Exercise details:
Retype nothing but the lines from the start of the material up to and including the line with "plt.rcParams['font.family'] = ['Liberation". Pictures don't belong in the copy.

Data shown:
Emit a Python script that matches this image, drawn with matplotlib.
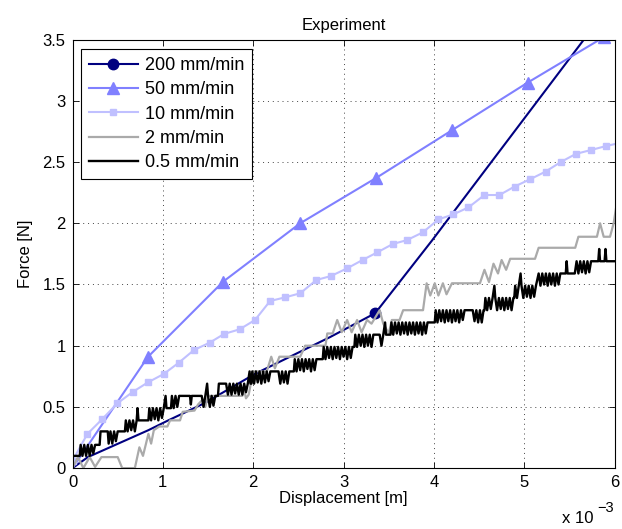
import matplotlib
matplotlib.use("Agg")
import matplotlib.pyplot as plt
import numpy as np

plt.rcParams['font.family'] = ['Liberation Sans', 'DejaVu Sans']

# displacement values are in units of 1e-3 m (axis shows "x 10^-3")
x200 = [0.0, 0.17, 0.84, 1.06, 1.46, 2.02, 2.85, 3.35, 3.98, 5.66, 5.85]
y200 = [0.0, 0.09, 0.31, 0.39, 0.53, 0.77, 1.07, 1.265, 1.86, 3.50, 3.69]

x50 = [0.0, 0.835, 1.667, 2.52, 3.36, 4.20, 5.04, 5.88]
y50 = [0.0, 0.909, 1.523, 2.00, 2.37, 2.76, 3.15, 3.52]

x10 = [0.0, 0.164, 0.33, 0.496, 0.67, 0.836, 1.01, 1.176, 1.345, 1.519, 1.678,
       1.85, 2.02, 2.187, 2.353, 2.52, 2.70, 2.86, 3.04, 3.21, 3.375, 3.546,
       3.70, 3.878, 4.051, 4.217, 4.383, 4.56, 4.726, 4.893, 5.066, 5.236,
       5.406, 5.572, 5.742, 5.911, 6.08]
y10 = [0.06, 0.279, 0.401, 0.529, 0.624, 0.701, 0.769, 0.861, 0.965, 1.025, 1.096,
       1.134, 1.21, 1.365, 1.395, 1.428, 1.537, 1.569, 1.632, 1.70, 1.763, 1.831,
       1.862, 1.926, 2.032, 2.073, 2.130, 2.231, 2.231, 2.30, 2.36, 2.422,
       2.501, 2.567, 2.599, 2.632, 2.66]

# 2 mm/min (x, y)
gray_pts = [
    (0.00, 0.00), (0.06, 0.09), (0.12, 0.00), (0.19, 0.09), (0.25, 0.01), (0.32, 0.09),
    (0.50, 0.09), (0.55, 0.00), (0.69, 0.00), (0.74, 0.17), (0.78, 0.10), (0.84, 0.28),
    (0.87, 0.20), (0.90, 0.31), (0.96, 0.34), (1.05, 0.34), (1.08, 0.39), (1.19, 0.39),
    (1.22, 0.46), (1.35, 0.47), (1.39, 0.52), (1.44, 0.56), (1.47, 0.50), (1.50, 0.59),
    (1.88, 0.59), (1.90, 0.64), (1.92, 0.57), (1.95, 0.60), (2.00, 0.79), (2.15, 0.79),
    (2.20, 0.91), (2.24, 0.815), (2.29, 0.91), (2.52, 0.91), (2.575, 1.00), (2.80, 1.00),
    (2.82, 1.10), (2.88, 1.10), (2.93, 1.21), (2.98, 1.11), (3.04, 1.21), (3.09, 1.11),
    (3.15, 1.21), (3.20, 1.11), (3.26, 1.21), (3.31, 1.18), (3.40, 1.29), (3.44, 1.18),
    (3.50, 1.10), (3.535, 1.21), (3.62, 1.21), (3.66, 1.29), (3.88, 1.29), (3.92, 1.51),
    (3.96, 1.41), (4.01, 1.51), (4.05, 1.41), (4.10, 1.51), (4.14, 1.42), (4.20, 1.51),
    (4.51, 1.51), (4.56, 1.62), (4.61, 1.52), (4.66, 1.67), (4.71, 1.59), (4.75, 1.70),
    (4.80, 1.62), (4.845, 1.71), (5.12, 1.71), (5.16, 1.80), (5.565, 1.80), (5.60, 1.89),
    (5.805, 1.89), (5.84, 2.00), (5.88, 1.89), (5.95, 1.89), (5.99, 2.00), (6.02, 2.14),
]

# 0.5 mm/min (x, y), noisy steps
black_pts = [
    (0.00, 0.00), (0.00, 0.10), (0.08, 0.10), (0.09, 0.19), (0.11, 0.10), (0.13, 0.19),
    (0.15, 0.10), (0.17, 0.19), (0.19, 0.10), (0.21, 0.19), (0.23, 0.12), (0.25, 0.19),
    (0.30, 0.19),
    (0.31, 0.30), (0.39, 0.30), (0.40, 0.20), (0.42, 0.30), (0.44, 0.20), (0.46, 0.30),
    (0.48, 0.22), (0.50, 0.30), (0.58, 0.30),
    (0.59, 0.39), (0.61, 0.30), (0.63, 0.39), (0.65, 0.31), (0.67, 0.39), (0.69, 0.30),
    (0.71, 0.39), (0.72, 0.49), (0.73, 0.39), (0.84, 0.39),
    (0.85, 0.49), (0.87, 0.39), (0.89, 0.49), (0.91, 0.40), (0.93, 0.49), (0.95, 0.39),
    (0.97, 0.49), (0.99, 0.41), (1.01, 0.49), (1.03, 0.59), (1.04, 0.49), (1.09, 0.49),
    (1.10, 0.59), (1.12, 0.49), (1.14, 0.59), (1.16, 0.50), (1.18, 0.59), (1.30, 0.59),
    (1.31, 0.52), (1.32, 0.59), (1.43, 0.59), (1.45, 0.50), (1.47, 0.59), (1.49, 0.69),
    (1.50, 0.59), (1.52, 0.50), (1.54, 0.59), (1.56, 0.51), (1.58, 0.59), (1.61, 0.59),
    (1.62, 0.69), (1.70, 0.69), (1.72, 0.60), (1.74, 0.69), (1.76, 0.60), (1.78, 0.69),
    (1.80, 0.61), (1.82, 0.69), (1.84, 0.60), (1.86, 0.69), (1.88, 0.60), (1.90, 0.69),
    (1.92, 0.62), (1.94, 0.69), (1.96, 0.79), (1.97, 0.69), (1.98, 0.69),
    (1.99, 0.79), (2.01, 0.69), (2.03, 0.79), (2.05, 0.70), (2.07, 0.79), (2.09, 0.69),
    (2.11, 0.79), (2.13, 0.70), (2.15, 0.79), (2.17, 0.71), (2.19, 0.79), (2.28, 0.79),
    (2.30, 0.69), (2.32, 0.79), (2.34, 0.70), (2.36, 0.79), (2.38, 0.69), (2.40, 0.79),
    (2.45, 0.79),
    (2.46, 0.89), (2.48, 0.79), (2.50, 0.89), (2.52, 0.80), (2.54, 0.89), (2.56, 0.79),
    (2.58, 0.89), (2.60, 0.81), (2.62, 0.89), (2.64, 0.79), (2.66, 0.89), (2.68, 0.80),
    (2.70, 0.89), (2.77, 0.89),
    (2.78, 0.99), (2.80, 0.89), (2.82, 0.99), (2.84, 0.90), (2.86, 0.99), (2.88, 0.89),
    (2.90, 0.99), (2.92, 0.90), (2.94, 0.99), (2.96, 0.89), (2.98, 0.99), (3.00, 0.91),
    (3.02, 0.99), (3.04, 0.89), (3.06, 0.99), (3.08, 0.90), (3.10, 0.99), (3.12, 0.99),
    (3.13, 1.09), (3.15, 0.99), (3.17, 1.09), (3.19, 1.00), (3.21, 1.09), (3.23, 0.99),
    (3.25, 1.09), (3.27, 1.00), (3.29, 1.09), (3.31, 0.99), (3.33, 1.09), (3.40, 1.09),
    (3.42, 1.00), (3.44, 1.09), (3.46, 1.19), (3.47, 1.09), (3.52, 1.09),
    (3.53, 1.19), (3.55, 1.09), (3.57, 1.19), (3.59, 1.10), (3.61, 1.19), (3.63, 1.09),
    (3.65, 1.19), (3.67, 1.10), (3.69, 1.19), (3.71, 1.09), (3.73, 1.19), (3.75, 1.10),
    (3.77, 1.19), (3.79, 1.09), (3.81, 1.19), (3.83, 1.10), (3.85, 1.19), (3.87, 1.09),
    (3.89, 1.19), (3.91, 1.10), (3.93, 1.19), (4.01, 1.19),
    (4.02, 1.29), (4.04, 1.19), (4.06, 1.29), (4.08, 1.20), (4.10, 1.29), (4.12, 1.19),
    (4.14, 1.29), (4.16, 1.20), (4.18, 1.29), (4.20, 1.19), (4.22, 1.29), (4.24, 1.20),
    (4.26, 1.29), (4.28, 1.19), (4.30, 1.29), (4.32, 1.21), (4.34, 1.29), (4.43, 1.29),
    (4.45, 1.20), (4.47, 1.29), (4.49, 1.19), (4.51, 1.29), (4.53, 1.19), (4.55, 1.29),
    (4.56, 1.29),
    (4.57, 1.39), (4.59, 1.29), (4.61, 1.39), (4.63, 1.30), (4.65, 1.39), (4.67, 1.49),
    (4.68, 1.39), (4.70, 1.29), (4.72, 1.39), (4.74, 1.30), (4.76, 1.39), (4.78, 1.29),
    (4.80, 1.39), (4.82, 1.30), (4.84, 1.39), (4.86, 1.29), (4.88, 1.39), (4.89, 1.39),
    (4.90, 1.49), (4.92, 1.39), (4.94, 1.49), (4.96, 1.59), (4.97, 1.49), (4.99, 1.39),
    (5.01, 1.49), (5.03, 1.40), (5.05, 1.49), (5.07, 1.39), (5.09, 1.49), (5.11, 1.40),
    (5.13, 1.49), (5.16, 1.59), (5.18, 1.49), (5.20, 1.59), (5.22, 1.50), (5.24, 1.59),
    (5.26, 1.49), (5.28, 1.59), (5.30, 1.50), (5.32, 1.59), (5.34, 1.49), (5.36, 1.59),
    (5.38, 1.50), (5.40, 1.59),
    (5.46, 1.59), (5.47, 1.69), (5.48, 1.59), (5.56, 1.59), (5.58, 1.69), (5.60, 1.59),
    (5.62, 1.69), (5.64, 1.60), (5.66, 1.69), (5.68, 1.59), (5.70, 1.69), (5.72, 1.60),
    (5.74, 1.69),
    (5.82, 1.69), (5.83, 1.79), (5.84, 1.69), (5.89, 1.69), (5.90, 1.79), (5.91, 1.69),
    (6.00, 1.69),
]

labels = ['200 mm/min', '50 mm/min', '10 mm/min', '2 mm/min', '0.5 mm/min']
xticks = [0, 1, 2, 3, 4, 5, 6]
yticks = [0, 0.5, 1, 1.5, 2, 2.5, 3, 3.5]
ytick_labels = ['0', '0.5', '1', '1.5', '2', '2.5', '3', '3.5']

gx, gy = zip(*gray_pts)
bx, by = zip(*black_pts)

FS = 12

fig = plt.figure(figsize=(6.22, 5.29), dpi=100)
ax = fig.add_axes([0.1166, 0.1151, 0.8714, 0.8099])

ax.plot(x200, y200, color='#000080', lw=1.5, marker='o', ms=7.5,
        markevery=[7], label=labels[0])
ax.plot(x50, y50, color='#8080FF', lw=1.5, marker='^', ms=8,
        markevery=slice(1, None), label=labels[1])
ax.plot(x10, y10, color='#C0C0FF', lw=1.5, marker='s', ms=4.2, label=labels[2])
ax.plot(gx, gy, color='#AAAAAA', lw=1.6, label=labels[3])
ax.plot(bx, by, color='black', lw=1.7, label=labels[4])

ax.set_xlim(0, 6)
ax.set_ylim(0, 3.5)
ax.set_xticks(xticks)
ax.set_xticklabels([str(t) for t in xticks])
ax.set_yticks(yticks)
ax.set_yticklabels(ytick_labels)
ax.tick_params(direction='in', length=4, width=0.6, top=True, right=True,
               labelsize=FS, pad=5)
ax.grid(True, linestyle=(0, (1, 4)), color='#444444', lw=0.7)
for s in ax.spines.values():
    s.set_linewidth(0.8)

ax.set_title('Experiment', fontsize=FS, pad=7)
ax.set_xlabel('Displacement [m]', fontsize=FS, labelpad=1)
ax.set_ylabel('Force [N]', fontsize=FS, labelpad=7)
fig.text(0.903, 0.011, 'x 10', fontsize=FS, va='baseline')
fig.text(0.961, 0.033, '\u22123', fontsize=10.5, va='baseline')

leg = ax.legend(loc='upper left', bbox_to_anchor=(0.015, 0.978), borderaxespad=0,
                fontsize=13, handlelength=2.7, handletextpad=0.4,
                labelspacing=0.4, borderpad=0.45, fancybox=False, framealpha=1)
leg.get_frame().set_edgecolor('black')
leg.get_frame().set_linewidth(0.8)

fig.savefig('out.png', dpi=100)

Response below:
Emit a Python script that matches this image, drawn with matplotlib.
import matplotlib
matplotlib.use("Agg")
import matplotlib.pyplot as plt
import numpy as np

plt.rcParams['font.family'] = ['Liberation Sans', 'DejaVu Sans']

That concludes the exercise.